| YOUR INSTRUCTIONS |
Print, word for word, the opening line of the data below and every line after it through the line that contains "W, H = 607, 472", but not the pictures.

| COLLECTED MATERIAL |

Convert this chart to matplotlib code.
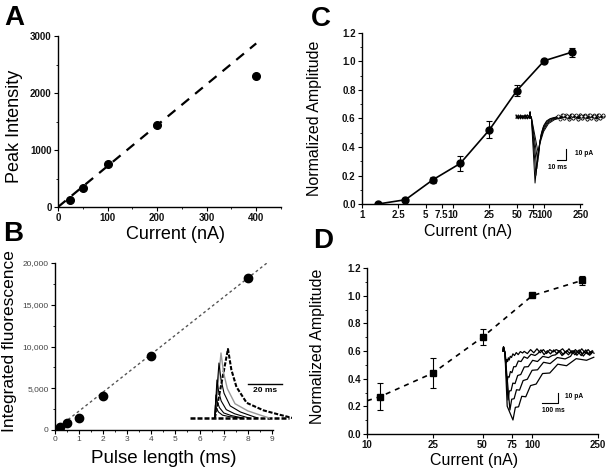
import matplotlib
matplotlib.use('Agg')
import matplotlib.pyplot as plt
import numpy as np
from matplotlib.ticker import FixedLocator, FixedFormatter, FuncFormatter, MultipleLocator, NullLocator

plt.rcParams['font.family'] = ['Liberation Sans', 'DejaVu Sans']

W, H = 607, 472

# ---- panel A: peak intensity vs current
a_current = [25, 50, 100, 200, 400]
a_peak = [130, 340, 760, 1440, 2300]
a_fit_x = [0, 400]
a_fit_y = [0, 2870]

# ---- panel B: integrated fluorescence vs pulse length
b_pulse = [0.2, 0.5, 1, 2, 4, 8]
b_fluor = [400, 850, 1450, 4100, 8900, 18200]
b_fit_x = [0, 8.8]
b_fit_y = [0, 20000]

# ---- panel C: normalized amplitude vs current (log)
c_current = [1.5, 3, 6, 12, 25, 50, 100, 200]
c_amp = [0.0, 0.03, 0.17, 0.285, 0.52, 0.795, 1.005, 1.065]
c_err = [0.01, 0.015, 0.02, 0.05, 0.06, 0.04, 0.01, 0.03]
c_ticks = [1, 2.5, 5, 7.5, 10, 25, 50, 75, 100, 250]
c_ticklabels = ['1', '2.5', '5', '7.5', '10', '25', '50', '75', '100', '250']

# ---- panel D
d_current = [12, 25, 50, 100, 200]
d_amp = [0.27, 0.44, 0.70, 1.005, 1.11]
d_err = [0.10, 0.11, 0.06, 0.01, 0.03]
d_fit_x = [10, 12, 25, 50, 100, 200]
d_fit_y = [0.24, 0.27, 0.44, 0.70, 1.0, 1.11]
d_ticks = [10, 25, 50, 75, 100, 250]
d_ticklabels = ['10', '25', '50', '75', '100', '250']

# ---- inset traces
b_ins_amp = [69, 65, 55, 38, 23, 13]
b_ins_peak = [24.7, 20.6, 19.4, 18.2, 17.6, 17.3]
b_ins_stretch = [1.0, 0.75, 0.6, 0.5, 0.42, 0.38]
b_decay_dt = [0, 2, 5, 11, 21, 30, 38]
b_decay_frac = [1, 0.7, 0.45, 0.22, 0.11, 0.05, 0.0]

c_ins_amp = [60, 53, 47, 41, 35]
c_ins_peak = [25.5, 26.5, 27.5, 28.5, 29.5]
c_ins_stretch = [1.35, 1.2, 1.05, 0.9, 0.8]
c_decay_dt = [0, 2, 4, 7, 11, 16, 24]
c_decay_frac = [1, 0.62, 0.40, 0.22, 0.10, 0.04, 0.0]
c_noise = [0.8, -0.9, 1.3, -0.5, 0.6, -1.2, 1.0, -0.4, 1.4, -1.0, 0.3, -0.7]

d_ins_amp = [69, 59, 49, 32, 12]
d_ins_peak = [81, 62, 50, 44, 40]
d_ins_stretch = [1.0, 0.75, 0.55, 0.38, 0.22]
d_decay_dt = [0, 15, 35, 55, 80, 110, 145, 185, 230, 280, 335, 395, 460, 505]
d_decay_frac = [1, 0.86, 0.78, 0.70, 0.62, 0.53, 0.45, 0.37, 0.29, 0.22, 0.17, 0.14, 0.12, 0.12]
d_noise = [0, 3, -2, 3, -3, 2, -2, 3, -2, 2, -3, 2, -1, 2]


def px_axes(l, t, r, b):
    return fig.add_axes([l / W, 1 - b / H, (r - l) / W, (b - t) / H])


def style_axes(ax, size=7, bold=True, color='#111111'):
    for s in ['top', 'right']:
        ax.spines[s].set_visible(False)
    for s in ['left', 'bottom']:
        ax.spines[s].set_linewidth(1.0)
    ax.tick_params(which='major', direction='out', length=3, width=0.8,
                   labelsize=size, pad=1.5, labelcolor=color)
    ax.tick_params(which='minor', direction='out', length=1.6, width=0.6)
    for lab in ax.get_xticklabels() + ax.get_yticklabels():
        lab.set_fontweight('bold' if bold else 'normal')


def place_labels(ax, xl, yl, xpos, ypos, size, ysize=None):
    ax.set_xlabel(xl, fontsize=size)
    ax.set_ylabel(yl, fontsize=ysize or size)
    ax.xaxis.set_label_coords(*xpos)
    ax.yaxis.set_label_coords(*ypos)
    ax.xaxis.label.set_va('center')
    ax.yaxis.label.set_va('center')


fig = plt.figure(figsize=(W / 100, H / 100), dpi=100)

# ================= A
axA = px_axes(58, 36, 281, 207)
axA.plot(a_fit_x, a_fit_y, color='black', lw=1.6, dashes=(4.5, 3.5))
axA.plot(a_current, a_peak, 'o', color='black', ms=5.5)
axA.set_xlim(0, 450)
axA.set_ylim(0, 3000)
axA.xaxis.set_major_locator(MultipleLocator(100))
axA.xaxis.set_minor_locator(MultipleLocator(50))
axA.yaxis.set_major_locator(MultipleLocator(1000))
axA.yaxis.set_minor_locator(MultipleLocator(500))
style_axes(axA)
place_labels(axA, 'Current (nA)', 'Peak Intensity', (0.529, -0.158), (-0.197, 0.474), 13)

# ================= B
axB = px_axes(55, 263, 273, 430)
axB.plot(b_fit_x, b_fit_y, color='#555555', lw=1.0, dashes=(2, 2))
axB.plot(b_pulse, b_fluor, 'o', color='black', ms=6)
axB.set_xlim(0, 9.05)
axB.set_ylim(0, 20000)
axB.xaxis.set_major_locator(MultipleLocator(1))
axB.xaxis.set_minor_locator(MultipleLocator(0.5))
axB.yaxis.set_major_locator(MultipleLocator(5000))
axB.yaxis.set_minor_locator(MultipleLocator(2500))
axB.yaxis.set_major_formatter(FuncFormatter(lambda v, p: f'{int(v):,}'))
style_axes(axB, size=6, bold=False, color='#444444')
place_labels(axB, 'Pulse length (ms)', 'Integrated fluorescence', (0.5, -0.172), (-0.21, 0.53), 13.5, 12.5)

# ================= C
axC = px_axes(362, 33, 582, 204)
axC.set_xscale('log')
axC.errorbar(c_current, c_amp, yerr=c_err, fmt='-o', color='black', ms=5,
             lw=1.2, elinewidth=0.8, capsize=2, capthick=0.8)
axC.set_xlim(1, 260)
axC.set_ylim(0, 1.2)
axC.xaxis.set_major_locator(FixedLocator(c_ticks))
axC.xaxis.set_major_formatter(FixedFormatter(c_ticklabels))
axC.xaxis.set_minor_locator(NullLocator())
axC.yaxis.set_major_locator(MultipleLocator(0.2))
axC.yaxis.set_minor_locator(MultipleLocator(0.1))
axC.yaxis.set_major_formatter(FuncFormatter(lambda v, p: f'{v:.1f}'))
style_axes(axC)
place_labels(axC, 'Current (nA)', 'Normalized Amplitude', (0.482, -0.158), (-0.214, 0.503), 11.5)

# ================= D
axD = px_axes(367, 268, 598, 434)
axD.set_xscale('log')
axD.plot(d_fit_x, d_fit_y, color='black', lw=1.2, dashes=(3, 3))
axD.errorbar(d_current, d_amp, yerr=d_err, fmt='s', color='black', ms=4.5,
             elinewidth=0.8, capsize=2, capthick=0.8)
axD.set_xlim(10, 250)
axD.set_ylim(0, 1.2)
axD.xaxis.set_major_locator(FixedLocator(d_ticks))
axD.xaxis.set_major_formatter(FixedFormatter(d_ticklabels))
axD.xaxis.set_minor_locator(NullLocator())
axD.yaxis.set_major_locator(MultipleLocator(0.2))
axD.yaxis.set_minor_locator(MultipleLocator(0.1))
axD.yaxis.set_major_formatter(FuncFormatter(lambda v, p: f'{v:.1f}'))
style_axes(axD)
place_labels(axD, 'Current (nA)', 'Normalized Amplitude', (0.463, -0.157), (-0.216, 0.53), 11.5)

# ================= inset B: fluorescence transients
insB = px_axes(186, 340, 292, 425)
insB.axis('off')
insB.set_xlim(0, 62.4)
insB.set_ylim(-7, 78)
insB.plot([2.4, 60.5], [0, 0], color='black', lw=1.8, dashes=(2, 0.8))
for i, (amp, pk, st) in enumerate(zip(b_ins_amp, b_ins_peak, b_ins_stretch)):
    tt = [17] + [pk + d * st for d in b_decay_dt]
    yy = [0] + [amp * f for f in b_decay_frac]
    if i == 0:
        insB.plot(tt, yy, color='black', lw=1.5, dashes=(2, 0.8))
    elif i == 1:
        insB.plot(tt, yy, color='#999999', lw=1.0)
    else:
        insB.plot(tt, yy, color='black', lw=0.8)
insB.plot([36.5, 56.5], [34, 34], color='black', lw=1.0)
insB.text(46.5, 27, '20 ms', ha='center', va='center', fontsize=6, fontweight='bold')

# ================= inset C: currents
insC = px_axes(512, 106, 606, 188)
insC.axis('off')
insC.set_xlim(0, 104)
insC.set_ylim(-64.5, 10)
pre_t = np.arange(4.5, 20, 2.5)
for i, (amp, pk, st) in enumerate(zip(c_ins_amp, c_ins_peak, c_ins_stretch)):
    tt = list(pre_t) + [20.0, 20.7, 21.4]
    yy = [1.5 * c_noise[(k + i) % len(c_noise)] for k in range(len(pre_t))] + [4.5, -1, 0]
    tt += [pk + d * st for d in c_decay_dt]
    yy += [-amp * f for f in c_decay_frac]
    post_t = np.arange(tt[-1] + 2.5, 101.5, 2.5)
    tt += list(post_t)
    yy += [1.6 * c_noise[(k + 3 * i) % len(c_noise)] for k in range(len(post_t))]
    insC.plot(tt, yy, color='black', lw=0.7)
    insC.plot(post_t[::2], [yy[-len(post_t):][k] for k in range(0, len(post_t), 2)], 'o',
              ms=2.2, mfc='white', mec='black', mew=0.5)
insC.plot([50, 60, 60], [-39, -39, -29], color='black', lw=0.8)
insC.text(70, -33, '10 pA', ha='left', va='center', fontsize=4.8, fontweight='bold')
insC.text(40, -45.5, '10 ms', ha='left', va='center', fontsize=4.8, fontweight='bold')

# ================= inset D: currents
insD = px_axes(500, 340, 600, 425)
insD.axis('off')
insD.set_xlim(0, 625)
insD.set_ylim(-74, 11)
for i, (amp, pk, st) in enumerate(zip(d_ins_amp, d_ins_peak, d_ins_stretch)):
    tt = [19, 22, 28, 31]
    yy = [0, 4, 0, -2]
    if i == 0:
        tt.append(45)
        yy.append(-0.8 * amp)
    tt += [pk + d * st for d in d_decay_dt]
    yy += [-amp * f + n * (0.4 + 0.6 * st) for f, n in zip(d_decay_frac, d_noise)]
    t_post = np.arange(tt[-1] + 20, 590, 20)
    tt += list(t_post)
    yy += [yy[-1] * 0.5 + d_noise[(k + i) % len(d_noise)] * 0.8 for k in range(len(t_post))]
    insD.plot(tt, yy, color='black', lw=0.9)
insD.plot([262.5, 362.5, 362.5], [-52, -52, -42], color='black', lw=0.8)
insD.text(406, -46, '10 pA', ha='left', va='center', fontsize=4.8, fontweight='bold')
insD.text(262, -60, '100 ms', ha='left', va='center', fontsize=4.8, fontweight='bold')

# ================= panel letters
for letter, (x, y) in zip('ABCD', [(14, 18), (13, 234), (321, 19), (323, 241)]):
    fig.text(x / W, 1 - y / H, letter, fontsize=20, fontweight='bold', ha='center', va='center')

fig.savefig('out.png', dpi=100)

| RESPONSE TO THIS TASK |
Convert this chart to matplotlib code.
import matplotlib
matplotlib.use('Agg')
import matplotlib.pyplot as plt
import numpy as np
from matplotlib.ticker import FixedLocator, FixedFormatter, FuncFormatter, MultipleLocator, NullLocator

plt.rcParams['font.family'] = ['Liberation Sans', 'DejaVu Sans']

W, H = 607, 472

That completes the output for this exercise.